> **YOUR INSTRUCTIONS**:
Reproduce the listing below without any change.

•••

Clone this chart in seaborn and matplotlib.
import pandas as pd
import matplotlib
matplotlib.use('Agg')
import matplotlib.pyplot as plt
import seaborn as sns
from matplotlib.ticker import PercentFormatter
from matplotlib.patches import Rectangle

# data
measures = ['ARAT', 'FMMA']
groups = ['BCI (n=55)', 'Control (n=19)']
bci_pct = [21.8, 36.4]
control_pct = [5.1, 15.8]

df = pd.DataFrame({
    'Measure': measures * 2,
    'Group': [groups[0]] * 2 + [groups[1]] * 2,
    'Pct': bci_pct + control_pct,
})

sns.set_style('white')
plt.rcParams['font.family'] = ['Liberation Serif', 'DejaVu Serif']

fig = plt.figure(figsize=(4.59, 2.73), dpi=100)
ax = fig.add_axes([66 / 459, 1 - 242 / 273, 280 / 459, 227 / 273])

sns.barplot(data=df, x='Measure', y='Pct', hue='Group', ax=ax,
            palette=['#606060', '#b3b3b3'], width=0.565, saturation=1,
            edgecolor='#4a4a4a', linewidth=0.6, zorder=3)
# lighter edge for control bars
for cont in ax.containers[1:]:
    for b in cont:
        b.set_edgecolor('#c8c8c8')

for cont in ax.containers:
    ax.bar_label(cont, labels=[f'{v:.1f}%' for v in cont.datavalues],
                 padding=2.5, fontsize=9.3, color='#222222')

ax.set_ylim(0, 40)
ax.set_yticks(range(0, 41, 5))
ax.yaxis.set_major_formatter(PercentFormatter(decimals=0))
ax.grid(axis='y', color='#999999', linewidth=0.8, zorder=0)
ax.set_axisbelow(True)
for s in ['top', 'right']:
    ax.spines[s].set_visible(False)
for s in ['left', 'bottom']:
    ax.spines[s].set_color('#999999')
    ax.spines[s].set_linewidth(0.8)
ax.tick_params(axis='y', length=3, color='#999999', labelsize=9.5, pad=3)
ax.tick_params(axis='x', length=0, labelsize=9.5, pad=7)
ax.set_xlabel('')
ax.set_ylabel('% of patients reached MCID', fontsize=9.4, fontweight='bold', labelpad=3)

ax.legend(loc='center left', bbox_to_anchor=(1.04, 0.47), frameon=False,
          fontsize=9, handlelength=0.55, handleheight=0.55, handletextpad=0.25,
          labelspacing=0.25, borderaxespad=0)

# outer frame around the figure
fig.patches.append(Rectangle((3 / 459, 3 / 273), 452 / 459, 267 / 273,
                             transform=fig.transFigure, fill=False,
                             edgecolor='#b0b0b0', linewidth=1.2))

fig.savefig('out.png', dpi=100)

•••

> **TASK RESPONSE**:
Clone this chart in seaborn and matplotlib.
import pandas as pd
import matplotlib
matplotlib.use('Agg')
import matplotlib.pyplot as plt
import seaborn as sns
from matplotlib.ticker import PercentFormatter
from matplotlib.patches import Rectangle

# data
measures = ['ARAT', 'FMMA']
groups = ['BCI (n=55)', 'Control (n=19)']
bci_pct = [21.8, 36.4]
control_pct = [5.1, 15.8]

df = pd.DataFrame({
    'Measure': measures * 2,
    'Group': [groups[0]] * 2 + [groups[1]] * 2,
    'Pct': bci_pct + control_pct,
})

sns.set_style('white')
plt.rcParams['font.family'] = ['Liberation Serif', 'DejaVu Serif']

fig = plt.figure(figsize=(4.59, 2.73), dpi=100)
ax = fig.add_axes([66 / 459, 1 - 242 / 273, 280 / 459, 227 / 273])

sns.barplot(data=df, x='Measure', y='Pct', hue='Group', ax=ax,
            palette=['#606060', '#b3b3b3'], width=0.565, saturation=1,
            edgecolor='#4a4a4a', linewidth=0.6, zorder=3)
# lighter edge for control bars
for cont in ax.containers[1:]:
    for b in cont:
        b.set_edgecolor('#c8c8c8')

for cont in ax.containers:
    ax.bar_label(cont, labels=[f'{v:.1f}%' for v in cont.datavalues],
                 padding=2.5, fontsize=9.3, color='#222222')

ax.set_ylim(0, 40)
ax.set_yticks(range(0, 41, 5))
ax.yaxis.set_major_formatter(PercentFormatter(decimals=0))
ax.grid(axis='y', color='#999999', linewidth=0.8, zorder=0)
ax.set_axisbelow(True)
for s in ['top', 'right']:
    ax.spines[s].set_visible(False)
for s in ['left', 'bottom']:
    ax.spines[s].set_color('#999999')
    ax.spines[s].set_linewidth(0.8)
ax.tick_params(axis='y', length=3, color='#999999', labelsize=9.5, pad=3)
ax.tick_params(axis='x', length=0, labelsize=9.5, pad=7)
ax.set_xlabel('')
ax.set_ylabel('% of patients reached MCID', fontsize=9.4, fontweight='bold', labelpad=3)

ax.legend(loc='center left', bbox_to_anchor=(1.04, 0.47), frameon=False,
          fontsize=9, handlelength=0.55, handleheight=0.55, handletextpad=0.25,
          labelspacing=0.25, borderaxespad=0)

# outer frame around the figure
fig.patches.append(Rectangle((3 / 459, 3 / 273), 452 / 459, 267 / 273,
                             transform=fig.transFigure, fill=False,
                             edgecolor='#b0b0b0', linewidth=1.2))

fig.savefig('out.png', dpi=100)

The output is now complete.